Stocks have been hammered so far this month amid uncertainty around Trump’s on-again, off-again tariff policy. The S&P 500 slid 3.1% last week, posting its worst week since September.
Trump threatened a massive tariff on imports from Canada and Mexico but then announced a reprieve until April 2. He doubled the tariff on all Chinese imports to 20% from 10%, and a 25% tariff on all steel and aluminum imports is set to take effect March 12. In addition, Trump threatened last week to enact a 250% tariff on Canadian dairy products and a “tremendously high” tariff on its lumber. On Sunday he told Fox that tariffs may still “go up as time goes by.”
“The talk of tariffs is, in a lot of ways, worse than the implementation of them,” said David Bahnsen, chief investment officer at the Bahnsen Group. “The tariff talk, reversal, speculation, and chaos only fosters uncertainty.”
“I do not believe the administration knows how the tariff situation will play out, but if I were a betting man I would say that it will persist long enough to do damage to economic activity for at least a quarter or two, and ultimately result in a deal with different countries that make everyone wonder why we went through all the fuss,” he said in a note Monday.
And cracks are forming elsewhere: Layoffs are mounting, hiring is slowing, consumer confidence is eroding and inflation is picking up.
The yield on the 10-year US Treasury slid to 4.215% as investors snapped up government bonds, signaling concerns about uncertainty and economic growth.
Looking ahead this week, investors will be attuned to monthly inflation data expected on Wednesday and Thursday to gauge whether inflation remained stubborn in February.

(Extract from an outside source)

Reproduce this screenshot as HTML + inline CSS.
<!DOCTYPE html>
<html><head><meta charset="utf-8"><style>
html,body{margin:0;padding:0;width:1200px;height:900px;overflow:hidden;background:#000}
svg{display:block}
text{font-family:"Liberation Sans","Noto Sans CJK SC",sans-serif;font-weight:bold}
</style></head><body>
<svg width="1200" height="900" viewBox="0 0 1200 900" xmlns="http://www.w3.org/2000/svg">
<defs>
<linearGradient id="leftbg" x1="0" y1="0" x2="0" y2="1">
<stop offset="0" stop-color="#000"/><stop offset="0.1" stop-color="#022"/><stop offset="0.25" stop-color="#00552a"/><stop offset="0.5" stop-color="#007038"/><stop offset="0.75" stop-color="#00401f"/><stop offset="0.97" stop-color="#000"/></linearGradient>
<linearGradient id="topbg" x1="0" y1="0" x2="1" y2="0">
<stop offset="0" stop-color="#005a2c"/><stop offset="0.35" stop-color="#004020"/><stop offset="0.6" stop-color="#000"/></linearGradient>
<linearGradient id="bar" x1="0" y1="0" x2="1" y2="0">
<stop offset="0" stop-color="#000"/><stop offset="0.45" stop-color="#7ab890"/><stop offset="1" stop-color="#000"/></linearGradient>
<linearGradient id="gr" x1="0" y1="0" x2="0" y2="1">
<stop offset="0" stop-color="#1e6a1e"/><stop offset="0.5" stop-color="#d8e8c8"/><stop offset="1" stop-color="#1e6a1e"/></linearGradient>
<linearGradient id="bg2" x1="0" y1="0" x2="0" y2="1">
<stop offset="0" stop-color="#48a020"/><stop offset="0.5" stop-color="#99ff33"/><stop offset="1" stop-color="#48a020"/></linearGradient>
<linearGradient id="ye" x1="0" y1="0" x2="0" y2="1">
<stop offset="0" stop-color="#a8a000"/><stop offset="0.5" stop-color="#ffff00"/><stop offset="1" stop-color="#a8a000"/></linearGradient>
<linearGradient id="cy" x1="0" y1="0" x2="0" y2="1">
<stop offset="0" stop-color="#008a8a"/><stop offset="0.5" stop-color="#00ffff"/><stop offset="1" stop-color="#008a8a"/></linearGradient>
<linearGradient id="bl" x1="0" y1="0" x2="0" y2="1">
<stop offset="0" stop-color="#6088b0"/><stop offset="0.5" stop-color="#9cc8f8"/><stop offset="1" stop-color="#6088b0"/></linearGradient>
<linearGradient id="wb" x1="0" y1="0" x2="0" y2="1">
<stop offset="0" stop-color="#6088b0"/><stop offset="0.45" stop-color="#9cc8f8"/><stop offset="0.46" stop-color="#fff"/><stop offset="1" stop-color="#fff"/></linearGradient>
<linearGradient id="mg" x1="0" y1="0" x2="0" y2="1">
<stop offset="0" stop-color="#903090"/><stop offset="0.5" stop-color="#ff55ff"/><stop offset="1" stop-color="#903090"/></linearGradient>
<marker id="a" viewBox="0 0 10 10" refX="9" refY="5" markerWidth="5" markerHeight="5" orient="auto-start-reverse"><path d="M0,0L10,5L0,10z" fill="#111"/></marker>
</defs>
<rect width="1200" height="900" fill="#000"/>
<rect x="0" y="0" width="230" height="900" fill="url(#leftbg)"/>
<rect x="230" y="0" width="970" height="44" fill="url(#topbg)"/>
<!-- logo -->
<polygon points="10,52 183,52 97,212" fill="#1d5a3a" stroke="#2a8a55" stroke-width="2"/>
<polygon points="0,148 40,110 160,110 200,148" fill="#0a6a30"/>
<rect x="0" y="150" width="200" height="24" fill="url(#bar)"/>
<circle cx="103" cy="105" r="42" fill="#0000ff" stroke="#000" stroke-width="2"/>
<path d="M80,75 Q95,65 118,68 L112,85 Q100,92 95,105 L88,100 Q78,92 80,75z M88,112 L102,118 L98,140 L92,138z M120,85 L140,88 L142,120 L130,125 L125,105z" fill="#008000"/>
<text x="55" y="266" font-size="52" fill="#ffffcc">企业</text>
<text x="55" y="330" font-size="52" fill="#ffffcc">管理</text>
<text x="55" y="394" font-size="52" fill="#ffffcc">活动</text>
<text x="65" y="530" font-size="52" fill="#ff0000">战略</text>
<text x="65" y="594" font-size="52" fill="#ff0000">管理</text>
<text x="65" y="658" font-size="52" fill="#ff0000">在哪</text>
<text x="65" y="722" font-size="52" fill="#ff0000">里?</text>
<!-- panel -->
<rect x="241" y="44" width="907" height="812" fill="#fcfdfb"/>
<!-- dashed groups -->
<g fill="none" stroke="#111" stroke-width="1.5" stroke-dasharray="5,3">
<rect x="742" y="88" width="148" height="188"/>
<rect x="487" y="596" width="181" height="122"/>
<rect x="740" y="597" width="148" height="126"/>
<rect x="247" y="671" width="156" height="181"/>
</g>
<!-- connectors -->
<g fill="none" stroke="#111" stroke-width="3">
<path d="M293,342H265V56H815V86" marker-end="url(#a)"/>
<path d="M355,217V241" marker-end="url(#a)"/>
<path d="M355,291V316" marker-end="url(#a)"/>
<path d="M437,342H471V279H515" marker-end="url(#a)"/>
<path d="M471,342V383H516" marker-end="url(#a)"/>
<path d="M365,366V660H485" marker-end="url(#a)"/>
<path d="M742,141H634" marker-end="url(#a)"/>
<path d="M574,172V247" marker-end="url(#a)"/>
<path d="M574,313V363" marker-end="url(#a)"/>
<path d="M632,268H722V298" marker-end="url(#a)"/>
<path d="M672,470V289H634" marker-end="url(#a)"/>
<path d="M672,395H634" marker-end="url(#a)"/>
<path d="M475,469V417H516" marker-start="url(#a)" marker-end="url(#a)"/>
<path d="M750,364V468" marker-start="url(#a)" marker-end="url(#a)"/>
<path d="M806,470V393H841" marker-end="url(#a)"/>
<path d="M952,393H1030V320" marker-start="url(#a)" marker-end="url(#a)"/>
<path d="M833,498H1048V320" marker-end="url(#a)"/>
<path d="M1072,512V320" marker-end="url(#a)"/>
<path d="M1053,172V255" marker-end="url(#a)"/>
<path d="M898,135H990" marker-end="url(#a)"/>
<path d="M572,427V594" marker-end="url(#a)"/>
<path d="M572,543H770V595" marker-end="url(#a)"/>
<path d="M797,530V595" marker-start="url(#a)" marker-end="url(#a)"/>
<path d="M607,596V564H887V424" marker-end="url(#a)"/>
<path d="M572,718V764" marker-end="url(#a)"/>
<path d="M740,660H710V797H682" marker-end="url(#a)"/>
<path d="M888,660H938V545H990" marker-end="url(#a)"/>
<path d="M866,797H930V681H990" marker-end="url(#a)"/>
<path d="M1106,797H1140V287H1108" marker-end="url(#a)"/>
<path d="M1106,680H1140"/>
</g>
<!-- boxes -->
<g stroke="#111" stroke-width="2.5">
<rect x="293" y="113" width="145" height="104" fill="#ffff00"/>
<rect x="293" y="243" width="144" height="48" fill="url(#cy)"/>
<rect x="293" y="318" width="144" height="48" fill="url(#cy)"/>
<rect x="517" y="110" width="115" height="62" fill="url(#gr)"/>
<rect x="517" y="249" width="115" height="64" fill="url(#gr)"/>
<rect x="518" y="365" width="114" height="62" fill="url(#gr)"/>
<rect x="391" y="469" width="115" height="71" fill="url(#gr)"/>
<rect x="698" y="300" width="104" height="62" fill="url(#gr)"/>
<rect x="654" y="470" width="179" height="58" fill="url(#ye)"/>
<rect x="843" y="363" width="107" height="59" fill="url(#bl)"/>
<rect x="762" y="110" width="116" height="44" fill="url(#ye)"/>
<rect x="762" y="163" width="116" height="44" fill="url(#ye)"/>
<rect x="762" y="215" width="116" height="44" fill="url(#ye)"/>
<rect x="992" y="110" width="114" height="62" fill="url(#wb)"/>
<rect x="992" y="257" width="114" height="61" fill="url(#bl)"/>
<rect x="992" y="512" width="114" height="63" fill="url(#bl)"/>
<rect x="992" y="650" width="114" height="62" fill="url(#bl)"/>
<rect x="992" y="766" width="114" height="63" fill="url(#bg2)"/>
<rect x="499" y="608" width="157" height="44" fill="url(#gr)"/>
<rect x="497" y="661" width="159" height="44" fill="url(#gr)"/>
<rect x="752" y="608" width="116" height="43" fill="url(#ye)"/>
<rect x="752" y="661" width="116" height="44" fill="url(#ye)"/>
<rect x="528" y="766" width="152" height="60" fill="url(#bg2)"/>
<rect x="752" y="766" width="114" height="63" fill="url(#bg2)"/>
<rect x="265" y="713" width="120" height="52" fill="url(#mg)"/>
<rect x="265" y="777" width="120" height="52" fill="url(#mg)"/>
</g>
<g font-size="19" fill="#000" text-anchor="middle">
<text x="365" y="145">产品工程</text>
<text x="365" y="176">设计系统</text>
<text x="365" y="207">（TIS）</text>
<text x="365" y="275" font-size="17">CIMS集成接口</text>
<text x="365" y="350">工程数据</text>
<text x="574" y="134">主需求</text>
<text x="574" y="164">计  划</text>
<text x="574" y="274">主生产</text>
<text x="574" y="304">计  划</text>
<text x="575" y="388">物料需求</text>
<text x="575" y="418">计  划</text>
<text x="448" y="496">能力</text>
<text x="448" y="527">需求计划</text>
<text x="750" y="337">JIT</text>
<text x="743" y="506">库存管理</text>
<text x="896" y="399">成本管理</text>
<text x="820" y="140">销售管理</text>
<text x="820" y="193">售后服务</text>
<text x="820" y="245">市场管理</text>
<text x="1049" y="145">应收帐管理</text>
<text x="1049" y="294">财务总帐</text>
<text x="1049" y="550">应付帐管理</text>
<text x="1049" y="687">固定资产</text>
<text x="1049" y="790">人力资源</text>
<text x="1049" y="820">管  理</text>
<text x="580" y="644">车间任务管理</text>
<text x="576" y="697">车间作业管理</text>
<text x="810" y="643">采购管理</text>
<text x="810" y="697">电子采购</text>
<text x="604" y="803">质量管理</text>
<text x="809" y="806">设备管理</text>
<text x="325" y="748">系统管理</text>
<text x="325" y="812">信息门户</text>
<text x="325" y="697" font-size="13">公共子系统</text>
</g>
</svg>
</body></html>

A recession is commonly defined by two consecutive negative quarters of gross domestic product growth. The National Bureau of Economic Research’s Business Cycle Dating Committee, the official arbiters, says a recession “involves a significant decline in economic activity that is spread across the economy and lasts more than a few months.”
“How long this period of investor caution persists depends on how quickly it will take the global trade clouds, and the resulting threat of recession, to dissipate,” said Sam Stovall, chief investment strategist at CFRA Research, in a note Monday.
This is a developing story and will be updated.